Deep cuts in clay embankments geoengineer semiotics. As railways multiply, sand and clay flow at greater rates. These flows at first appear as leaves or lines. Suddenly “we” are recruited into this landslide, with a second-person invocation, and begin to see a kind of phantasmagoric montage of evolutionary progress. Language emerges from solid granules moving as liquids, just as Thoreau’s self-reliant individualism makes rhetorical gestures that appeal to a shifting community of readers. Lichens become corals become leopards’ paws. And then we are inside of these bodies, following Thoreau’s tracks across brains, lungs, and bowels. Railway runoff becomes soul and then excrement once again. In this microcosmic “cycle of life”, we find a kind of interrupted journey of the Fitchburg Railroad, for unlike the steam engine heading toward the vanishing point on the horizonal frontier of history, its erosive sludge goes global — that is, circular. The sandy overflow becomes a body with organs. And then gives rise to language itself. The “labor” of industrial progress is a lapsus — flow or fall — but it is not “postlapsarian” in the common sense. Instead, in the railway runoff, we find a material link between the human voice (its gutturals, the “flap” of the epiglottis, this “capacity of the throat”) and a dawning global and industrial awareness.

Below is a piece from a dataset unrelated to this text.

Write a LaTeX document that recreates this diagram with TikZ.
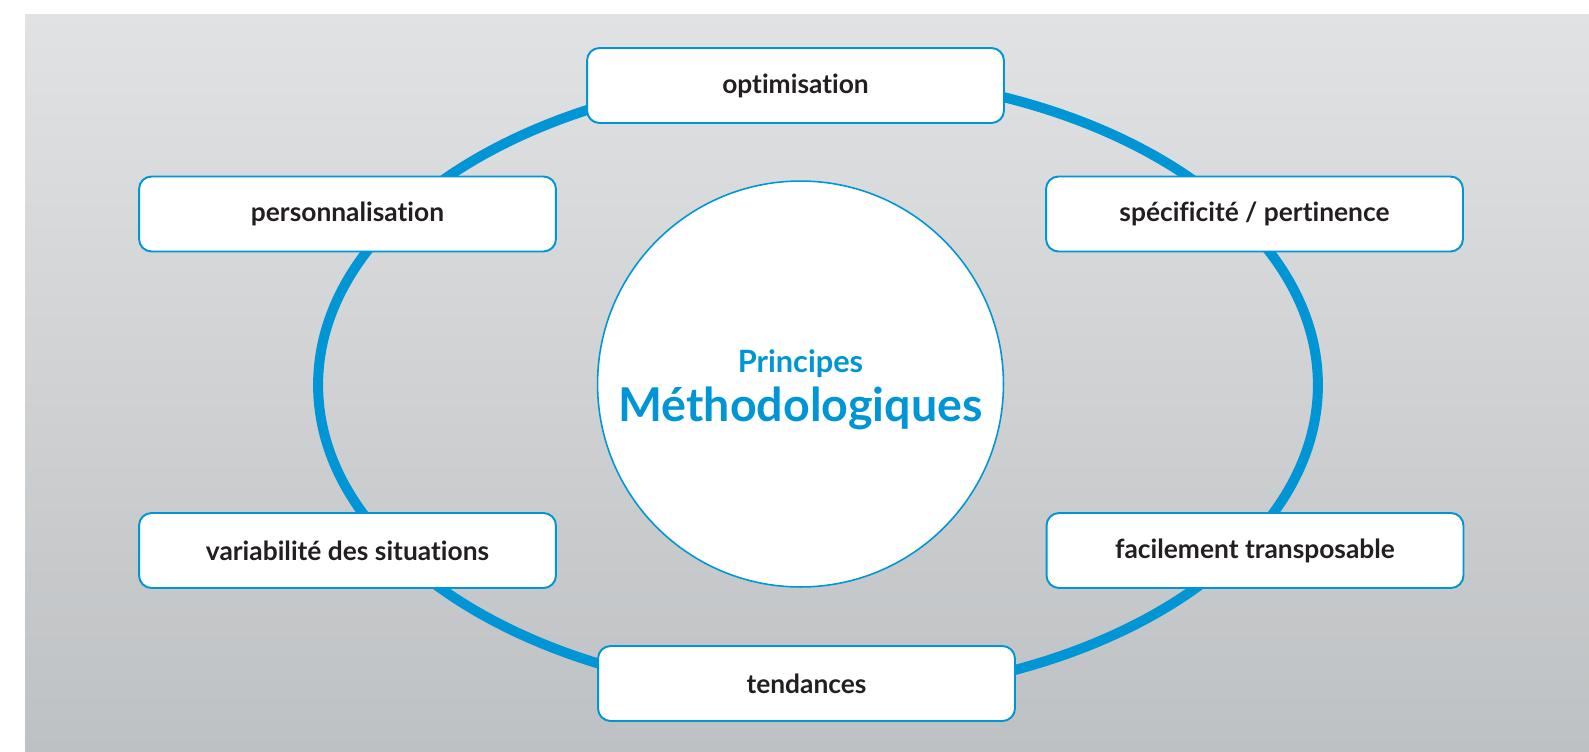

But where are the vowels in the Walden passage, besides within its author’s aqueous surname (eau)? Despite his attention to “the soft mass of b”, “the liquid l”, and “the guttural g”, Thoreau is like the Quarto Hamlet: all the rest is silent when it comes to “O”. Yet the passage relies on the rhythmic assonance of “o” words: “flow down”; “the railroad thorough”; “a phenomenon not very common”; “globe or animal body, it is a moist thick lobe”; “other words”; “double lobed”; “globe”; “throat”; and so on. On one hand, it seems as though Thoreau privileges the taxonomic hierarchy of his cosmic tree, despite its “global” etymology. On the other, the frequency of the word “bowels” in the “Spring” section of Walden practically cries out for its rhyme.40 A train can cut a linear path across the earth and still not go in circles. The self-reliant “I” risks vanishing when bent into an awareness of “O”.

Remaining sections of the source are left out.